# 2009 Burton Operator



## I need a name (Mar 5, 2009)

It's a pipe board.

It's slightly softer than an all mountain board. Also, doesn't have a setback.


----------



## Guest (Mar 29, 2009)

Oh its a pipe board. Makes sense, will it be ok for park in general still thats mostly what I do. What do you mean doesn't have a setback?


----------



## jmacphee9 (Nov 11, 2008)

i know the shaun white was easily usable as an all mt board...better on mt then in the park...


----------



## Guest (Mar 29, 2009)

Oh damn, I was looking for more of a park board , the custom is all mountain right?


----------



## Guest (Mar 30, 2009)

dude operator < custom!!.. custom kills the operator.


----------



## Guest (Mar 30, 2009)

really, I thought operator was all mountain so I didnt get it, what makes it so much better?


----------



## BurtonAvenger (Aug 14, 2007)

The Operator is a really fun park board. It's got the right mix of flex and sidecut to let you get shradical with it. One of the few burton boards in a while I was pleasantly surprised with. The full review is somewhere on my blog I'm too lazy to directly link it.


----------



## Guest (Mar 31, 2009)

Ok thanks a lot. I guess all I am wondering now is how it will hold up in switch with its directional flex. Because Im in switch a lot just because Im not that great and I can only do 180s


----------



## jmacphee9 (Nov 11, 2008)

GoofyRider said:


> Ok thanks a lot. I guess all I am wondering now is how it will hold up in switch with its directional flex.
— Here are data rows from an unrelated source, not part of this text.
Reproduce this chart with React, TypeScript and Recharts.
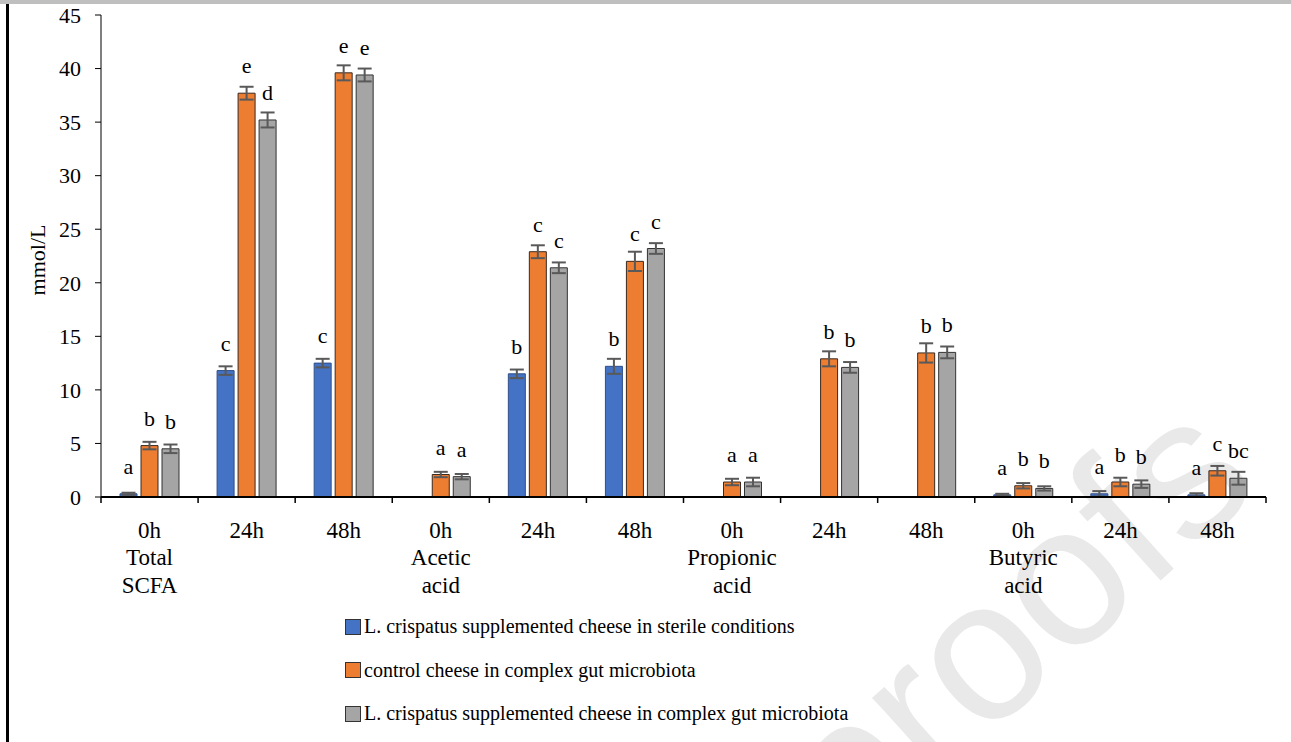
import React from 'react';
import { Bar, BarChart, ErrorBar, LabelList, XAxis, YAxis } from 'recharts';

const times = ['0h', '24h', '48h', '0h', '24h', '48h', '0h', '24h', '48h', '0h', '24h', '48h'];
const groups = ['Total\nSCFA', '', '', 'Acetic\nacid', '', '', 'Propionic\nacid', '', '', 'Butyric\nacid', '', ''];

const sterile = [0.3, 11.8, 12.5, 0, 11.5, 12.2, 0, 0, 0, 0.2, 0.3, 0.2];
const sterileErr = [0.1, 0.4, 0.4, 0, 0.4, 0.7, 0, 0, 0, 0.1, 0.25, 0.15];
const sterileLetters = ['a', 'c', 'c', '', 'b', 'b', '', '', '', 'a', 'a', 'a'];

const control = [4.8, 37.7, 39.6, 2.1, 22.9, 22.0, 1.4, 12.9, 13.45, 1.05, 1.4, 2.45];
const controlErr = [0.35, 0.6, 0.7, 0.25, 0.6, 0.9, 0.3, 0.7, 0.9, 0.25, 0.4, 0.45];
const controlLetters = ['b', 'e', 'e', 'a', 'c', 'c', 'a', 'b', 'b', 'b', 'b', 'c'];

const crispatus = [4.5, 35.2, 39.4, 1.9, 21.4, 23.2, 1.4, 12.1, 13.5, 0.8, 1.2, 1.75];
const crispatusErr = [0.4, 0.7, 0.6, 0.25, 0.5, 0.5, 0.4, 0.5, 0.55, 0.2, 0.35, 0.6];
const crispatusLetters = ['b', 'd', 'e', 'a', 'c', 'c', 'a', 'b', 'b', 'b', 'b', 'bc'];

const yTicks = [0, 5, 10, 15, 20, 25, 30, 35, 40, 45];

const series = [
  { key: 'sterile', name: 'L. crispatus supplemented cheese in sterile conditions', color: '#4472C4', edge: '#2f4f8a' },
  { key: 'control', name: 'control cheese in complex gut microbiota', color: '#ED7D31', edge: '#3a2a20' },
  { key: 'crispatus', name: 'L. crispatus supplemented cheese in complex gut microbiota', color: '#A5A5A5', edge: '#333333' },
];

const data = times.map((t, i) => ({
  time: t,
  group: groups[i],
  sterile: sterile[i],
  sterileErr: sterileErr[i],
  sterileLetter: sterileLetters[i],
  control: control[i],
  controlErr: controlErr[i],
  controlLetter: controlLetters[i],
  crispatus: crispatus[i],
  crispatusErr: crispatusErr[i],
  crispatusLetter: crispatusLetters[i],
}));

const FONT = '"Liberation Serif", "Times New Roman", serif';
const W = 1291;
const H = 742;
const M = { top: 15, right: 25, left: 41, bottom: 145 };
const Y_W = 60;
const band = (W - M.left - Y_W - M.right) / times.length;

const Letter = (props: any) => {
  const { x, y, width, value } = props;
  if (!value) return null;
  return (
    <text x={x + width / 2} y={y - 20} textAnchor="middle" fontFamily={FONT} fontSize={22} fill="#000">
      {value}
    </text>
  );
};

const CatTick = (props: any) => {
  const { x, y, index, payload } = props;
  const axisY = y - 6;
  const lines = (groups[index] || '').split('\n').filter(Boolean);
  return (
    <g>
      <line x1={x - band / 2} x2={x - band / 2} y1={axisY} y2={axisY + 6} stroke="#000" strokeWidth={1.5} />
      {index === times.length - 1 && (
        <line x1={x + band / 2} x2={x + band / 2} y1={axisY} y2={axisY + 6} stroke="#000" strokeWidth={1.5} />
      )}
      <text x={x} y={axisY + 41} textAnchor="middle" fontFamily={FONT} fontSize={23} fill="#000">
        {payload.value}
      </text>
      {lines.map((l, k) => (
        <text key={k} x={x} y={axisY + 68 + k * 27.5} textAnchor="middle" fontFamily={FONT} fontSize={23} fill="#000">
          {l}
        </text>
      ))}
    </g>
  );
};

const YLabel = (props: any) => {
  const { viewBox } = props;
  const cy = viewBox.y + viewBox.height / 2 + 4;
  return (
    <text x={37} y={cy} transform={`rotate(-90 37 ${cy})`} textAnchor="middle" dominantBaseline="central" fontFamily={FONT} fontSize={22} fill="#000">
      mmol/L
    </text>
  );
};

export default function App() {
  return (
    <div style={{ position: 'absolute', left: 0, top: 0, width: W, height: H, background: '#fff', overflow: 'hidden' }}>
      <svg width={W} height={H} style={{ position: 'absolute', left: 0, top: 0 }}>
        <text x={850} y={860} transform="rotate(-42 850 860)" fontFamily='"Liberation Sans", Arial, sans-serif' fontSize={200} fill="#e9e9e9">
          proofs
        </text>
      </svg>
      <div style={{ position: 'absolute', left: 0, top: 0, width: W, height: 4, background: '#bfbfbf' }} />
      <div style={{ position: 'absolute', left: 6, top: 4, width: 2.5, height: H - 4, background: '#000' }} />
      <div style={{ position: 'absolute', left: 0, top: 0 }}>
        <BarChart width={W} height={H} data={data} margin={M} barSize={17} barGap={4}>
          <XAxis
            dataKey="time"
            axisLine={{ stroke: '#000', strokeWidth: 2 }}
            tickLine={false}
            tickSize={6}
            tickMargin={0}
            height={100}
            interval={0}
            tick={<CatTick />}
          />
          <YAxis
            domain={[0, 45]}
            ticks={yTicks}
            width={Y_W}
            axisLine={{ stroke: '#000', strokeWidth: 1 }}
            tickLine={{ stroke: '#000', strokeWidth: 1 }}
            tickSize={6}
            tickMargin={14}
            tick={{ fontFamily: FONT, fontSize: 22, fill: '#000' }}
            label={<YLabel />}
          />
          {series.map((s) => (
            <Bar key={s.key} dataKey={s.key} name={s.name} fill={s.color} stroke={s.edge} strokeWidth={1} isAnimationActive={false}>
              <ErrorBar dataKey={`${s.key}Err`} width={7} strokeWidth={2} stroke="#595959" direction="y" />
              <LabelList dataKey={`${s.key}Letter`} content={<Letter />} />
            </Bar>
          ))}
        </BarChart>
      </div>
      <div style={{ position: 'absolute', left: 345, top: 605, fontFamily: FONT, fontSize: 20, color: '#000' }}>
        {series.map((s) => (
          <div key={s.key} style={{ display: 'flex', alignItems: 'center', height: 43.5 }}>
            <span style={{ display: 'inline-block', width: 14, height: 14, background: s.color, border: '1px solid #333', marginRight: 3 }} />
            <span>{s.name}</span>
          </div>
        ))}
      </div>
    </div>
  );
}
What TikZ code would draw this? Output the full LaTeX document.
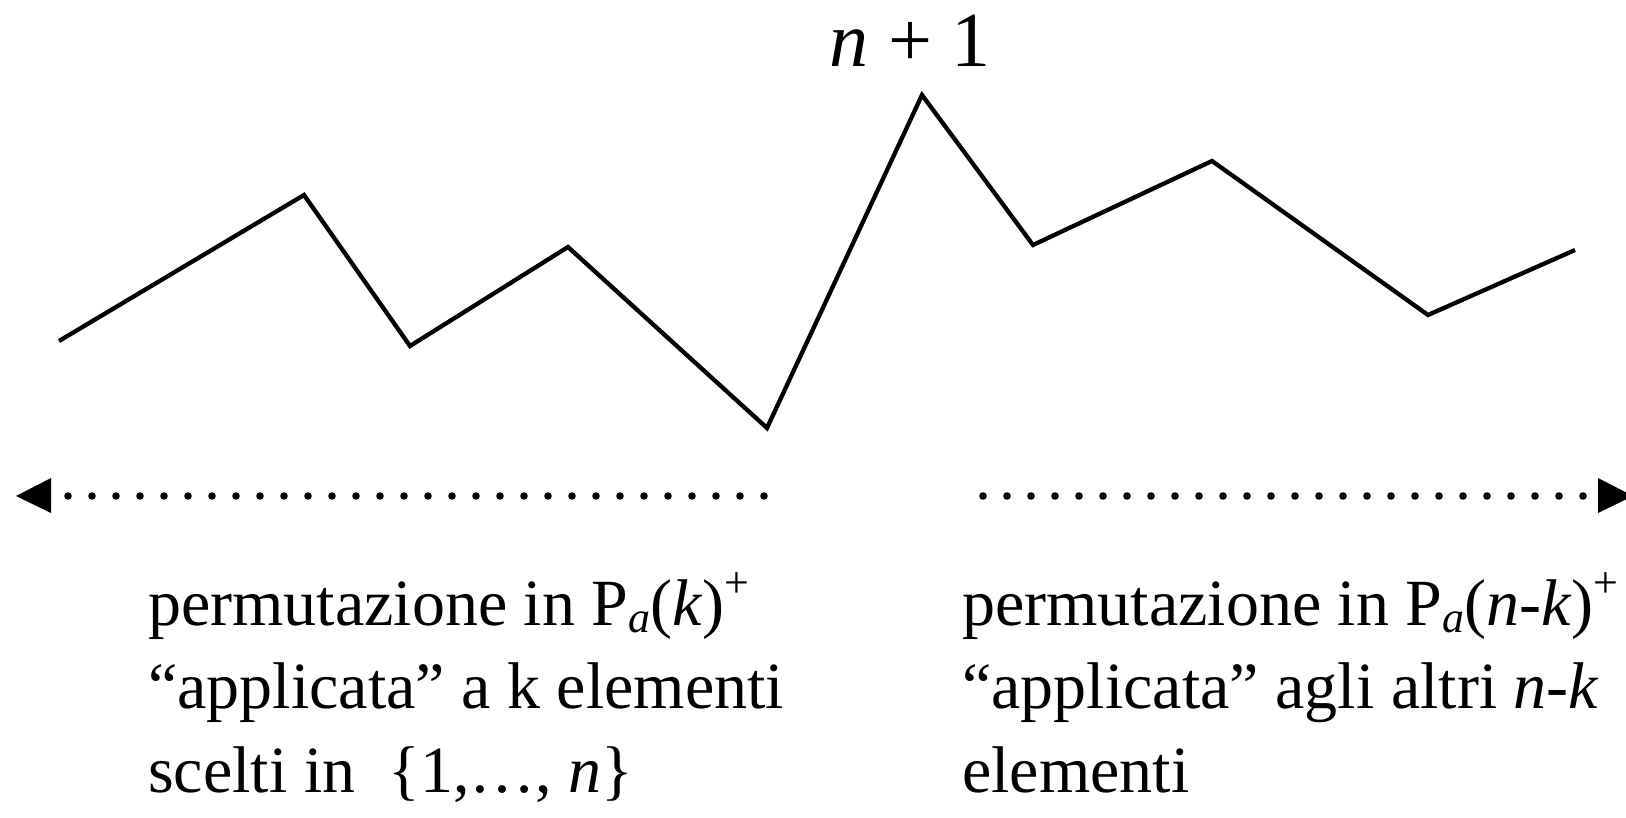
\documentclass[tikz,border=0pt]{standalone}
\usepackage{fontspec}
\setmainfont{Liberation Serif}
\tikzset{
  zig/.style={line width=4.3pt, line join=miter, black},
  dotmark/.style={fill=black},
  tipmark/.style={fill=black},
  lbl/.style={anchor=base west, inner sep=0pt, font=\fontsize{66}{83}\selectfont},
  toplbl/.style={anchor=base, inner sep=0pt, font=\fontsize{78}{90}\selectfont}
}
\newcommand{\subA}{\raisebox{-0.12em}{\fontsize{44}{50}\selectfont\textit{a}}}
\newcommand{\supPlus}{\raisebox{0.42em}{\fontsize{44}{50}\selectfont +}}
\begin{document}
\begin{tikzpicture}[x=1pt,y=-1pt]
\useasboundingbox (0,0) rectangle (1626,818);
\clip (0,0) rectangle (1626,818);
% zigzag permutation
\draw[zig] (59,341) -- (304,195) -- (410,346) -- (568,247) -- (767,428)
  -- (922,95) -- (1033,245) -- (1212,161) -- (1428,315) -- (1575,250);
\node[toplbl] (top) at (910,67) {\textit{n} + 1};
% dotted arrows
\foreach \i in {0,...,29} \fill[dotmark] (68+24*\i,496) circle (3.8);
\foreach \i in {0,...,25} \fill[dotmark] (983+24*\i,496) circle (3.8);
\fill[tipmark] (16,496) -- (51,478) -- (51,513) -- cycle;
\fill[tipmark] (1633,496) -- (1598,478) -- (1598,513) -- cycle;
% labels
\node[lbl] (l1) at (148,625) {permutazione in P\subA(\textit{k})\supPlus};
\node[lbl] (l2) at (148,708) {“applicata” a k elementi};
\node[lbl] (l3) at (148,792) {scelti in \ \{1,…, \textit{n}\}};
\node[lbl] (r1) at (962,625) {permutazione in P\subA(\textit{n}-\textit{k})\supPlus};
\node[lbl] (r2) at (962,708) {“applicata” agli altri \textit{n}-\textit{k}};
\node[lbl] (r3) at (962,792) {elementi};
\end{tikzpicture}
\end{document}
Because Im in switch a lot just because Im not that great and I can only do 180s


shaun white seems to manage:dunno:lol
you should be fine though, porterstahoe has a good video on the board..


----------



## BurtonAvenger (Aug 14, 2007)

Riding switch is the rider not the board. If I can carve switch with 1.5 feet of set back on a tapered, reverse camber, swallow tail I'm pretty sure you can do it on the operator.


----------



## Guest (Apr 1, 2009)

K sick, now I just have to practice switch


----------